Marc Vetri: La Dolce Vetri

With wild accolades from foodies far and wide and plans afoot for a third restaurant, Marc Vetri has surpassed Georges Perrier as the city’s most influential chef. But can a quiet, speech-impaired guitar-hero wannabe really cement Philadelphia as America’s next great food city?

AND NOW HERE he is, our Top Chef. In the real, not the reality TV, sense. He didn’t win this prize by sporting strange orange outfits and flaunting a po’ troppo Falstaffian persona. Nor did he make his reputation by terrorizing his line cooks with hurled plates and crude epithets. He hasn’t made a fetish of serving Schuylkill-sourced seafood with a foam of baby watercress harvested from the banks of Passyunk Creek. Instead, Marc Vetri spent a dutiful decade serving hundreds of people over thousands of days — one delicious Italian dish at a time, most of which he actually touched himself. He did it all in the confident yet careful and humble style of Polenta Man. And now Polenta Man is ready for some new adventures.
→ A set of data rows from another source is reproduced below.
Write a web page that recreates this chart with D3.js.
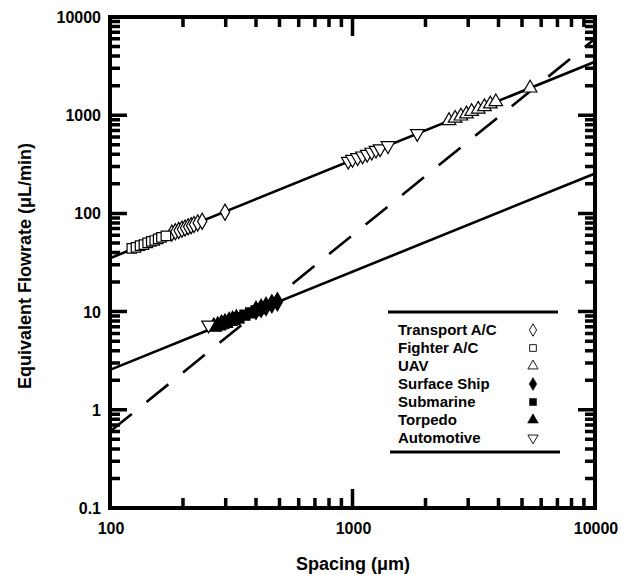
<!DOCTYPE html>
<html>
<head>
<meta charset="utf-8">
<script src="https://cdn.jsdelivr.net/npm/d3@7"></script>
<style>
body{margin:0;background:#fff;}
text{font-family:"Liberation Sans",Arial,sans-serif;font-weight:bold;fill:#000;}
</style>
</head>
<body>
<svg id="svg" width="621" height="575"></svg>
<script>
// series: spacing (um) and equivalent flowrate (uL/min)
var transportX = [180,186,192,198,204,210,216,222,230,240,298];
var transportY = [63,65,67,69,71,73,75,77,80,83,103];
var fighterX = [123,128,133,138,143,148,153,158,163,170];
var fighterY = [44,45,47,48,50,52,53,55,57,59];
var uavX = [2500,2650,2800,2950,3100,3300,3500,3700,3900,5400];
var uavY = [880,930,980,1030,1090,1150,1220,1300,1370,1890];
var shipX = [400,420,440,465,490];
var shipY = [10.3,10.8,11.3,12.0,12.6];
var subX = [290,305,320,340,360,380,400,420];
var subY = [7.5,7.8,8.2,8.7,9.2,9.7,10.2,10.7];
var torpedoX = [268,278,288,298,310,320,332];
var torpedoY = [7.0,7.2,7.5,7.7,8.0,8.2,8.5];
var autoX = [255,960,1000,1050,1100,1150,1200,1250,1300,1400,1850];
var autoY = [7.3,340,355,370,385,400,420,440,455,490,650];

// fitted lines, end points in data units
var upperLine = [[100,35],[10000,3500]];
var lowerLine = [[100,2.55],[10000,255]];
var dashLine = [[100,0.6],[10000,6000]];

var xTicks = [100,1000,10000];
var xMinor = [200,300,400,500,600,700,800,900,2000,3000,4000,5000,6000,7000,8000,9000];
var yTicks = [0.1,1,10,100,1000,10000];
var yMinor = [0.2,0.3,0.4,0.5,0.6,0.7,0.8,0.9,2,3,4,5,6,7,8,9,20,30,40,50,60,70,80,90,
	200,300,400,500,600,700,800,900,2000,3000,4000,5000,6000,7000,8000,9000];
var legendNames = ["Transport A/C","Fighter A/C","UAV","Surface Ship","Submarine","Torpedo","Automotive"];

var svg = d3.select("#svg");
var pL = 110, pR = 595, pT = 17, pB = 508;

var xs = d3.scaleLog().domain([100,10000]).range([pL,pR]);
var ys = d3.scaleLog().domain([0.1,10000]).range([pB,pT]);

var series = [
	{xv:transportX, yv:transportY, sym:d3.symbolDiamond, size:75, fill:false, rot:0},
	{xv:fighterX, yv:fighterY, sym:d3.symbolSquare, size:90, fill:false, rot:0},
	{xv:uavX, yv:uavY, sym:d3.symbolTriangle, size:80, fill:false, rot:0},
	{xv:shipX, yv:shipY, sym:d3.symbolDiamond, size:95, fill:true, rot:0},
	{xv:subX, yv:subY, sym:d3.symbolSquare, size:100, fill:true, rot:0},
	{xv:torpedoX, yv:torpedoY, sym:d3.symbolTriangle, size:100, fill:true, rot:0},
	{xv:autoX, yv:autoY, sym:d3.symbolTriangle, size:80, fill:false, rot:180}
];

// ticks, pointing inward on all four sides
var tk = d3.path();
function addTick(x1,y1,x2,y2){ tk.moveTo(x1,y1); tk.lineTo(x2,y2); }
xTicks.forEach(function(d){ addTick(xs(d),pB,xs(d),pB-19); addTick(xs(d),pT,xs(d),pT+19); });
xMinor.forEach(function(d){ addTick(xs(d),pB,xs(d),pB-10); addTick(xs(d),pT,xs(d),pT+10); });
yTicks.forEach(function(d){ addTick(pL,ys(d),pL+17,ys(d)); addTick(pR,ys(d),pR-17,ys(d)); });
yMinor.forEach(function(d){ addTick(pL,ys(d),pL+10,ys(d)); addTick(pR,ys(d),pR-10,ys(d)); });
svg.append("path").attr("class","ticks").attr("d",tk.toString())
	.attr("fill","none").attr("stroke","#000").attr("stroke-width",3.5);

var lineGen = d3.line().x(function(d){return xs(d[0]);}).y(function(d){return ys(d[1]);});
var plot = svg.append("g");
plot.append("path").attr("d",lineGen(upperLine)).attr("fill","none").attr("stroke","#000").attr("stroke-width",2.6);
plot.append("path").attr("d",lineGen(lowerLine)).attr("fill","none").attr("stroke","#000").attr("stroke-width",2.6);
plot.append("path").attr("d",lineGen(dashLine)).attr("fill","none").attr("stroke","#000").attr("stroke-width",2.6)
	.attr("stroke-dasharray","28,19");

// markers
series.forEach(function(s){
	var pts = s.xv.map(function(v,i){return [v,s.yv[i]];});
	plot.selectAll(null).data(pts).enter().append("path")
		.attr("d",d3.symbol().type(s.sym).size(s.size))
		.attr("transform",function(d){return "translate("+xs(d[0])+","+ys(d[1])+") rotate("+s.rot+")";})
		.attr("fill",s.fill?"#000":"#fff")
		.attr("stroke","#000").attr("stroke-width",1.2);
});

svg.append("rect").attr("x",pL).attr("y",pT).attr("width",pR-pL).attr("height",pB-pT)
	.attr("fill","none").attr("stroke","#000").attr("stroke-width",4);

// tick labels
svg.selectAll(".xl").data(xTicks).enter().append("text")
	.attr("x",function(d){return xs(d)+1;}).attr("y",534)
	.attr("text-anchor","middle").style("font-size","16px").text(function(d){return d;});
svg.selectAll(".yl").data(yTicks).enter().append("text")
	.attr("x",101).attr("y",function(d){return ys(d)+6;})
	.attr("text-anchor","end").style("font-size","16px").text(function(d){return d;});

// axis titles
svg.append("text").attr("x",353).attr("y",570).attr("text-anchor","middle")
	.style("font-size","18px").text("Spacing (\u03bcm)");
svg.append("text").attr("transform","translate(31,266) rotate(-90)").attr("text-anchor","middle")
	.style("font-size","18px").text("Equivalent Flowrate (\u03bcL/min)");

// legend
var lg = svg.append("g");
lg.append("line").attr("x1",388).attr("x2",558).attr("y1",312).attr("y2",312).attr("stroke","#000").attr("stroke-width",3);
lg.append("line").attr("x1",390).attr("x2",560).attr("y1",452).attr("y2",452).attr("stroke","#000").attr("stroke-width",3);
series.forEach(function(s,i){
	var yy = 330 + i*18;
	lg.append("text").attr("x",398).attr("y",yy+5).style("font-size","15px").text(legendNames[i]);
	lg.append("path").attr("d",d3.symbol().type(s.sym).size(s.fill?50:45))
		.attr("transform","translate(533,"+yy+") rotate("+s.rot+")")
		.attr("fill",s.fill?"#000":"#fff").attr("stroke","#000").attr("stroke-width",s.fill?0.5:0.9);
});
</script>
</body>
</html>
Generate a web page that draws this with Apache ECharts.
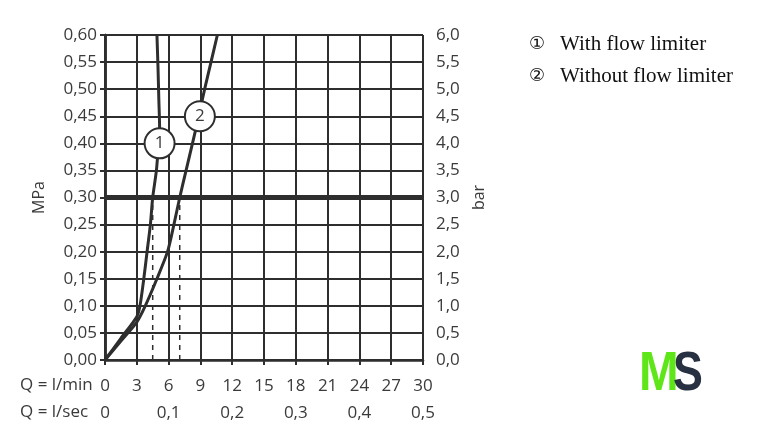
<!DOCTYPE html>
<html>
<head>
<meta charset="utf-8">
<script src="https://cdn.jsdelivr.net/npm/echarts@6/dist/echarts.min.js"></script>
<style>
html,body{margin:0;padding:0;background:#fff;}
#chart{width:758px;height:447px;}
</style>
</head>
<body>
<div id="chart"></div>
<script>
// Flow (l/min) and pressure (MPa) readings
var curve1Q = [0, 1.5, 3.0, 3.3, 3.66, 3.97, 4.28, 4.5, 4.85, 5.05, 5.15, 5.08, 5.0, 4.9];
var curve1P = [0, 0.04, 0.08, 0.10, 0.15, 0.20, 0.25, 0.30, 0.35, 0.40, 0.43, 0.48, 0.54, 0.60];
var curve2Q = [0, 1.5, 3.0, 3.8, 4.9, 5.9, 6.5, 7.05, 7.65, 8.55, 9.4, 10.0, 10.6];
var curve2P = [0, 0.035, 0.07, 0.10, 0.15, 0.20, 0.25, 0.30, 0.35, 0.425, 0.50, 0.55, 0.60];
var markerQ = [5.15, 8.95];
var markerP = [0.40, 0.45];
var markerLabels = ['1', '2'];
var dashedQ = [4.5, 7.05];
var referencePressure = 0.30;
var legendMarks = ['\u2460', '\u2461'];
var legendTexts = ['With flow limiter', 'Without flow limiter'];

function pairs(xs, ys){ return xs.map(function(x,i){ return [x, ys[i]]; }); }
function comma(v, d){ return v.toFixed(d).replace('.', ','); }

var ink = '#2e2e2e';
var txt = '#3a3a3a';
var font = 'Open Sans';
var fs = 17;

var series = [
  { type:'line', data: pairs(curve1Q, curve1P), smooth:0.25, symbol:'none',
    lineStyle:{color:ink, width:3}, z:5 },
  { type:'line', data: pairs(curve2Q, curve2P), smooth:0.25, symbol:'none',
    lineStyle:{color:ink, width:3}, z:5 },
  { type:'line', data: [[0, referencePressure],[30, referencePressure]], symbol:'none',
    lineStyle:{color:ink, width:5}, z:4 }
];
dashedQ.forEach(function(q){
  series.push({ type:'line', data:[[q,0],[q,referencePressure]], symbol:'none',
    lineStyle:{color:ink, width:1.5, type:[5,5]}, z:3 });
});
series.push({ type:'scatter', data: pairs(markerQ, markerP), symbolSize:30, z:10,
  itemStyle:{color:'#fff', borderColor:ink, borderWidth:2, opacity:1},
  label:{show:true, position:'inside', formatter:function(p){ return markerLabels[p.dataIndex]; },
    color:txt, fontSize:17, fontFamily:font} });

var chart = echarts.init(document.getElementById('chart'));
chart.setOption({
  animation:false,
  backgroundColor:'#fff',
  grid:{left:105, right:335, top:35, bottom:87},
  xAxis:[
    { type:'value', min:0, max:30, interval:3, position:'bottom',
      axisLine:{show:true, lineStyle:{color:ink, width:2.5}},
      axisTick:{show:true, length:5, lineStyle:{color:ink, width:2}},
      axisLabel:{color:txt, fontSize:fs, fontFamily:font, margin:18},
      splitLine:{show:true, lineStyle:{color:ink, width:2}} },
    { type:'value', min:0, max:30, interval:6, position:'bottom', offset:27,
      axisLine:{show:false}, axisTick:{show:false}, splitLine:{show:false},
      axisLabel:{color:txt, fontSize:fs, fontFamily:font, margin:18,
        formatter:function(v){ return v === 0 ? '0' : comma(v/60, 1); }} }
  ],
  yAxis:[
    { type:'value', min:0, max:0.6, interval:0.05,
      name:'MPa', nameLocation:'middle', nameGap:58, nameRotate:90,
      nameTextStyle:{color:txt, fontSize:16, fontFamily:font},
      axisLine:{show:true, lineStyle:{color:ink, width:2.5}},
      axisTick:{show:true, length:5, lineStyle:{color:ink, width:2}},
      axisLabel:{color:txt, fontSize:fs, fontFamily:font, margin:8,
        formatter:function(v){ return comma(v, 2); }},
      splitLine:{show:true, lineStyle:{color:ink, width:2}} },
    { type:'value', min:0, max:6, interval:0.5, position:'right',
      name:'bar', nameLocation:'middle', nameGap:48, nameRotate:90,
      nameTextStyle:{color:txt, fontSize:16, fontFamily:font},
      axisLine:{show:true, lineStyle:{color:ink, width:2.5}},
      axisTick:{show:true, length:5, lineStyle:{color:ink, width:2}},
      axisLabel:{color:txt, fontSize:fs, fontFamily:font, margin:13,
        formatter:function(v){ return comma(v, 1); }},
      splitLine:{show:false} }
  ],
  series: series,
  graphic:[
    { type:'text', left:20, top:377, style:{text:'Q = l/min', fill:txt, fontSize:fs, fontFamily:font} },
    { type:'text', left:20, top:404, style:{text:'Q = l/sec', fill:txt, fontSize:fs, fontFamily:font} },
    { type:'text', x:529, y:44, style:{text:legendMarks[0], fill:'#111', fontSize:18, fontFamily:'DejaVu Sans', textVerticalAlign:'middle'} },
    { type:'text', x:529, y:76, style:{text:legendMarks[1], fill:'#111', fontSize:18, fontFamily:'DejaVu Sans', textVerticalAlign:'middle'} },
    { type:'text', x:560, y:44, style:{text:legendTexts[0], fill:'#111', fontSize:21, fontFamily:'Liberation Serif', textVerticalAlign:'middle'} },
    { type:'text', x:560, y:76, style:{text:legendTexts[1], fill:'#111', fontSize:21, fontFamily:'Liberation Serif', textVerticalAlign:'middle'} },
    { type:'text', x:639, y:347, scaleX:0.85, style:{text:'M', fill:'#5fe619', fontSize:56, fontWeight:'bold', fontFamily:'Liberation Sans', textAlign:'left', textVerticalAlign:'top'} },
    { type:'text', x:673, y:347, scaleX:0.8, style:{text:'S', fill:'#283142', fontSize:56, fontWeight:'bold', fontFamily:'Liberation Sans', textAlign:'left', textVerticalAlign:'top'} }
  ]
});
</script>
</body>
</html>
It’s late morning in a spare office upstairs from the empty dining room of Vetri. (The restaurant doesn’t serve lunch.) The proprietors are seated at separate computers. Vetri’s dressed like some guy who’s been called in to repair something. And indeed, earlier this morning, before he finished inking in the weekend’s nearly 20-item (and quite pricey: $115 to $130) tasting menu, the chef grabbed a screwdriver and fixed a broken handle on the door to the restaurant’s vestibule. “In another life, Marc could be a construction worker,” says his friend David Alperin, a partner in the restaurant Twenty Manning. “And he’d be quite comfortable with that.”
 
Vetri’s cohort, Jeff Benjamin, is actually a few years younger, but has the mien of a man born at middle age. He is, as usual, dressed business-formal; friends joke that he puts on a suit to play with his kids. Though Benjamin isn’t lauded or written about like his cooking partner, people who know restaurants call him a masterful impresario of “the front of the house,” someone who knows how to schmooze celebrities and average citizens alike, who understands that restaurants are theater. Benjamin also has uncanny skill at picking good wine.
 
On another day, I’d listened while Benjamin briefed Vetri on the bottles he’d chosen for the party of 10 booked that night in Osteria’s Broad Street-view private dining room to celebrate Chase Utley’s birthday. Benjamin is careful not to be a name-dropper (“That’s why celebrities keep coming back”), but as I quizzed him about prominent Philadelphians who were regulars at Vetri, he offhandedly said, “Oh, I don’t know. Chase and Jen? M. Night? You mean people like that?”